─── DATA ENTRIES

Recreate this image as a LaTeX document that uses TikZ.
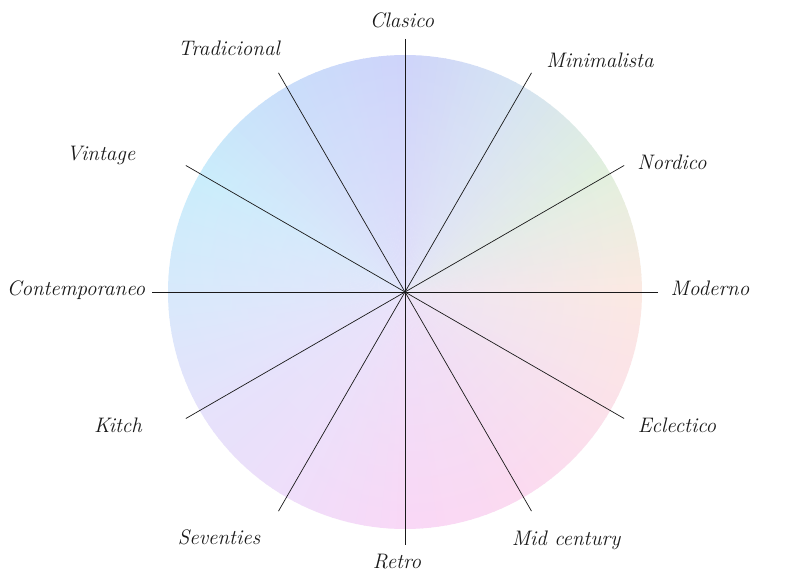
\documentclass[tikz,border=0pt]{standalone}
\usetikzlibrary{fadings}
\definecolor{c0}{RGB}{252,234,226}
\definecolor{c1}{RGB}{226,241,222}
\definecolor{c2}{RGB}{214,228,242}
\definecolor{c3}{RGB}{206,212,250}
\definecolor{c4}{RGB}{202,222,250}
\definecolor{c5}{RGB}{202,238,252}
\definecolor{c6}{RGB}{216,234,252}
\definecolor{c7}{RGB}{230,226,252}
\definecolor{c8}{RGB}{240,222,250}
\definecolor{c9}{RGB}{250,216,246}
\definecolor{c10}{RGB}{252,218,240}
\definecolor{c11}{RGB}{252,226,234}
\definecolor{centercol}{RGB}{232,228,250}
\definecolor{inkcol}{RGB}{25,25,25}
\tikzfading[name=centerfade, inner color=transparent!25, outer color=transparent!100]
\tikzset{
  spoke/.style={draw=inkcol, line width=0.7pt},
  lbl/.style={text=inkcol, font=\fontsize{21}{24}\selectfont\itshape, inner sep=0pt}
}
\begin{document}
\begin{tikzpicture}[x=1pt,y=1pt]
\useasboundingbox (-405,-286) rectangle (383,292);
\fill[white] (-405,-286) rectangle (383,292);
\coordinate (o) at (0,0);
% conic gradient disc
\foreach \a/\ca/\cb in {0/c0/c1,30/c1/c2,60/c2/c3,90/c3/c4,120/c4/c5,150/c5/c6,180/c6/c7,210/c7/c8,240/c8/c9,270/c9/c10,300/c10/c11,330/c11/c0}{
  \foreach \j in {0,...,14}{
    \pgfmathtruncatemacro\p{100-\j*100/15}
    \pgfmathsetmacro\ang{\a+2*\j}
    \colorlet{wcol}{\ca!\p!\cb}
    \fill[wcol] (o) -- (\ang:237) arc[start angle=\ang, end angle=\ang+2.3, radius=237] -- cycle;
  }
}
\fill[centercol, path fading=centerfade] (o) circle[radius=237];
% spoke ends
\foreach \i in {0,...,11}{
  \coordinate (e\i) at (\i*30:253);
}
\foreach \i in {0,...,5}{
  \pgfmathtruncatemacro\k{\i+6}
  \draw[spoke] (e\i) -- (e\k);
}
% labels
\node[lbl] (clasico) at (-3,272) {Clasico};
\node[lbl] (tradicional) at (-176,244) {Tradicional};
\node[lbl] (minimalista) at (195,232) {Minimalista};
\node[lbl] (vintage) at (-304,137) {Vintage};
\node[lbl] (nordico) at (267,130) {Nordico};
\node[lbl] (contemporaneo) at (-329,2) {Contemporaneo};
\node[lbl] (moderno) at (305,4) {Moderno};
\node[lbl] (kitch) at (-287,-133) {Kitch};
\node[lbl] (eclectico) at (272,-133) {Eclectico};
\node[lbl] (seventies) at (-186,-245) {Seventies};
\node[lbl] (retro) at (-8,-270) {Retro};
\node[lbl] (midcentury) at (161,-248) {Mid century};
\end{tikzpicture}
\end{document}
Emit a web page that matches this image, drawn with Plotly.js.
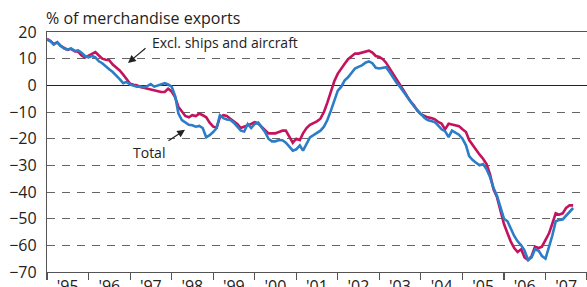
<!DOCTYPE html>
<html>
<head>
<meta charset="utf-8">
<script src="https://cdn.plot.ly/plotly-3.0.1.min.js"></script>
<style>html,body{margin:0;padding:0;background:#fff;}#chart{width:587px;height:287px;}</style>
</head>
<body>
<div id="chart"></div>
<script>
// Monthly values, Jan 1995 – Sep 2007, % of merchandise exports
const startYear = 1995;
const yearLabels = ["'95","'96","'97","'98","'99","'00","'01","'02","'03","'04","'05","'06","'07"];

const totalSeries = [
  // 1995
  17.2, 16.5, 15.3, 16.2, 14.8, 13.8, 13.4, 13.8, 12.9, 13.1, 12.2, 11.0,
  // 1996
  10.5, 11.0, 10.5, 9.0, 8.3, 7.0, 6.0, 5.0, 3.8, 2.3, 0.8, 1.3,
  // 1997
  0.3, 0.0, -0.5, -0.5, -0.7, -0.3, 0.5, -0.5, 0.0, 0.5, 0.8, 0.3,
  // 1998
  -0.5, -4.0, -10.5, -13.0, -14.0, -14.8, -15.0, -15.5, -15.2, -16.0, -19.5, -18.7,
  // 1999
  -17.5, -16.0, -11.2, -12.3, -12.8, -13.0, -14.0, -15.5, -17.0, -17.3, -14.5, -16.0,
  // 2000
  -14.5, -14.0, -15.5, -17.5, -20.0, -21.0, -21.0, -20.5, -20.6, -21.5, -23.0, -24.5,
  // 2001
  -24.0, -22.5, -24.5, -22.0, -19.5, -18.7, -18.0, -17.0, -15.5, -13.0, -9.5, -5.5,
  // 2002
  -2.0, -0.5, 1.8, 3.0, 4.5, 6.3, 6.9, 7.5, 8.5, 9.0, 8.3, 6.6,
  // 2003
  6.3, 6.5, 6.8, 5.0, 3.0, 1.0, -0.5, -2.5, -4.5, -6.0, -7.8, -9.3,
  // 2004
  -10.8, -12.2, -13.0, -13.3, -13.8, -15.0, -16.5, -17.2, -19.4, -17.0, -17.8, -18.5,
  // 2005
  -20.0, -22.5, -26.5, -28.0, -29.0, -30.0, -29.5, -31.5, -34.5, -38.5, -41.5, -46.0,
  // 2006
  -50.0, -51.0, -53.5, -56.5, -58.5, -60.0, -62.0, -65.5, -64.5, -61.5, -62.0, -64.0,
  // 2007
  -65.0, -60.5, -56.5, -51.0, -50.5, -50.3, -49.0, -47.5, -46.0
];

const exclShipsAircraft = [
  // 1995
  17.4, 16.6, 15.4, 16.1, 14.8, 13.9, 13.3, 13.7, 12.8, 12.6, 11.2, 10.4,
  // 1996
  11.2, 11.9, 12.5, 11.2, 10.0, 9.6, 9.4, 7.8, 6.6, 5.6, 4.0, 2.3,
  // 1997
  0.6, 0.2, 0.0, -0.6, -0.9, -1.2, -1.5, -1.9, -2.2, -2.5, -2.5, -1.3,
  // 1998
  -2.3, -4.5, -8.0, -10.0, -11.5, -12.0, -11.2, -11.5, -10.6, -11.2, -12.0, -14.0,
  // 1999
  -15.5, -15.8, -12.0, -11.2, -11.5, -12.5, -13.5, -14.5, -16.0, -15.6, -15.0, -14.5,
  // 2000
  -13.8, -14.3, -15.5, -16.8, -18.0, -18.0, -18.0, -17.5, -17.0, -17.0, -19.5, -21.5,
  // 2001
  -20.0, -20.5, -18.0, -16.0, -14.8, -14.2, -13.5, -12.5, -10.0, -6.5, -2.0, 1.5,
  // 2002
  4.4, 6.5, 8.0, 9.8, 11.0, 11.9, 11.9, 12.3, 12.8, 13.0, 12.3, 11.0,
  // 2003
  10.6, 9.8, 8.5, 6.5, 4.3, 2.3, 0.3, -1.8, -4.0, -6.0, -7.5, -9.5,
  // 2004
  -10.8, -11.5, -12.0, -12.3, -12.7, -13.7, -14.3, -16.5, -14.4, -14.7, -15.0, -15.3,
  // 2005
  -16.5, -17.5, -20.5, -22.5, -24.0, -26.0, -27.5, -29.5, -33.5, -39.0, -42.0, -47.0,
  // 2006
  -52.0, -55.5, -58.5, -61.0, -62.5, -61.5, -64.5, -65.5, -64.0, -60.5, -61.0, -60.5,
  // 2007
  -58.0, -55.5, -52.0, -48.0, -48.5, -48.0, -46.0, -45.0, -45.0
];

function monthDates(n) {
  const out = [];
  for (let i = 0; i < n; i++) {
    const y = startYear + Math.floor(i / 12);
    const m = (i % 12) + 1;
    out.push(y + '-' + String(m).padStart(2, '0') + '-01');
  }
  return out;
}

const labelDates = yearLabels.map((_, i) => (startYear + i) + '-07-02');

const font = 'Open Sans, Noto Sans, sans-serif';

const traces = [
  {
    x: monthDates(exclShipsAircraft.length), y: exclShipsAircraft,
    type: 'scatter', mode: 'lines', name: 'Excl. ships and aircraft',
    line: {color: '#C4135C', width: 2.6}
  },
  {
    x: monthDates(totalSeries.length), y: totalSeries,
    type: 'scatter', mode: 'lines', name: 'Total',
    line: {color: '#2B7DC8', width: 2.6}
  }
];

const layout = {
  width: 587, height: 287,
  margin: {l: 47, r: 0, t: 32, b: 15, pad: 0},
  paper_bgcolor: '#fff', plot_bgcolor: '#fff',
  showlegend: false,
  font: {family: font, size: 16, color: '#222'},
  title: {
    text: '% of merchandise exports',
    font: {family: font, size: 16, color: '#222'},
    x: 46 / 587, xref: 'container', xanchor: 'left',
    y: 1 - 18 / 287, yref: 'container', yanchor: 'middle'
  },
  xaxis: {
    type: 'date',
    range: ['1995-01-01', '2008-01-01'],
    tickvals: labelDates,
    ticktext: yearLabels,
    ticks: '',
    showgrid: false,
    zeroline: false,
    showline: true, linecolor: '#555', linewidth: 1.2,
    mirror: true,
    tickfont: {family: font, size: 16, color: '#222'},
    minor: {
      tickvals: yearLabels.map((_, i) => (startYear + i) + '-01-01').concat(['2008-01-01']),
      ticks: 'outside', ticklen: 7, tickwidth: 1.2, tickcolor: '#555', showgrid: false
    },
    fixedrange: true
  },
  yaxis: {
    range: [-70, 20],
    dtick: 10, tick0: 0,
    ticks: '',
    showline: true, linecolor: '#555', linewidth: 1.2,
    showgrid: true, gridcolor: '#666', gridwidth: 1, griddash: '8px,7px',
    zeroline: true, zerolinecolor: '#222', zerolinewidth: 1.2,
    tickfont: {family: font, size: 16, color: '#222'},
    ticklabelstandoff: 6,
    fixedrange: true
  },
  annotations: [
    {
      xref: 'paper', yref: 'paper', x: (150 - 47) / 540, y: (272.5 - 43) / 240.5,
      xanchor: 'left', yanchor: 'middle', showarrow: false,
      text: 'Excl. ships and aircraft', font: {family: font, size: 14, color: '#222'}
    },
    {
      xref: 'paper', yref: 'paper', x: (128 - 47) / 540, y: (272.5 - 63) / 240.5,
      text: '', showarrow: true, ax: 19, ay: -16,
      arrowhead: 2, arrowsize: 1.3, arrowwidth: 1.2, arrowcolor: '#222', standoff: 0
    },
    {
      xref: 'paper', yref: 'paper', x: (131 - 47) / 540, y: (272.5 - 153) / 240.5,
      xanchor: 'left', yanchor: 'middle', showarrow: false,
      text: 'Total', font: {family: font, size: 14, color: '#222'}
    },
    {
      xref: 'paper', yref: 'paper', x: (185 - 47) / 540, y: (272.5 - 130) / 240.5,
      text: '', showarrow: true, ax: -18, ay: 12,
      arrowhead: 2, arrowsize: 1.3, arrowwidth: 1.2, arrowcolor: '#222', standoff: 0
    }
  ]
};

Plotly.newPlot('chart', traces, layout, {displayModeBar: false, staticPlot: true});
</script>
</body>
</html>
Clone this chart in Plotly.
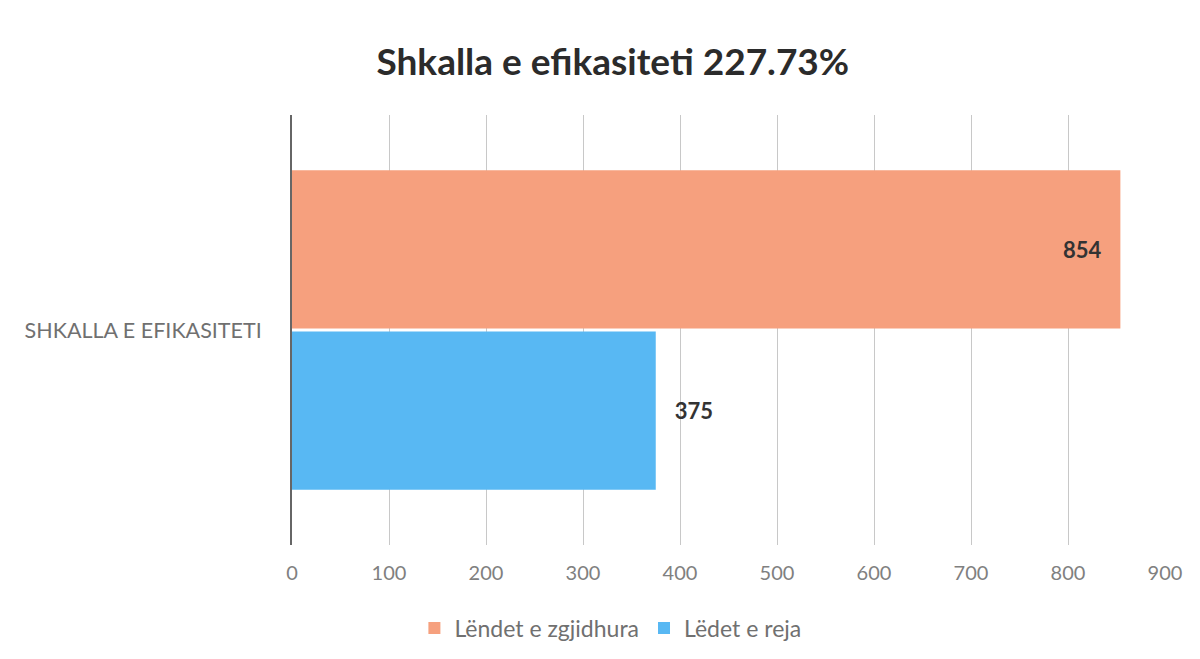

──────

## [WHAT THE TASK ASKS]
Pull every line containing "chart" out of the data above.

## [COMPLETE OUTPUT]
<style>html,body{margin:0;padding:0;background:#fff;}#chart{width:587px;height:287px;}</style>
<div id="chart"></div>
Plotly.newPlot('chart', traces, layout, {displayModeBar: false, staticPlot: true});
Clone this chart in Plotly.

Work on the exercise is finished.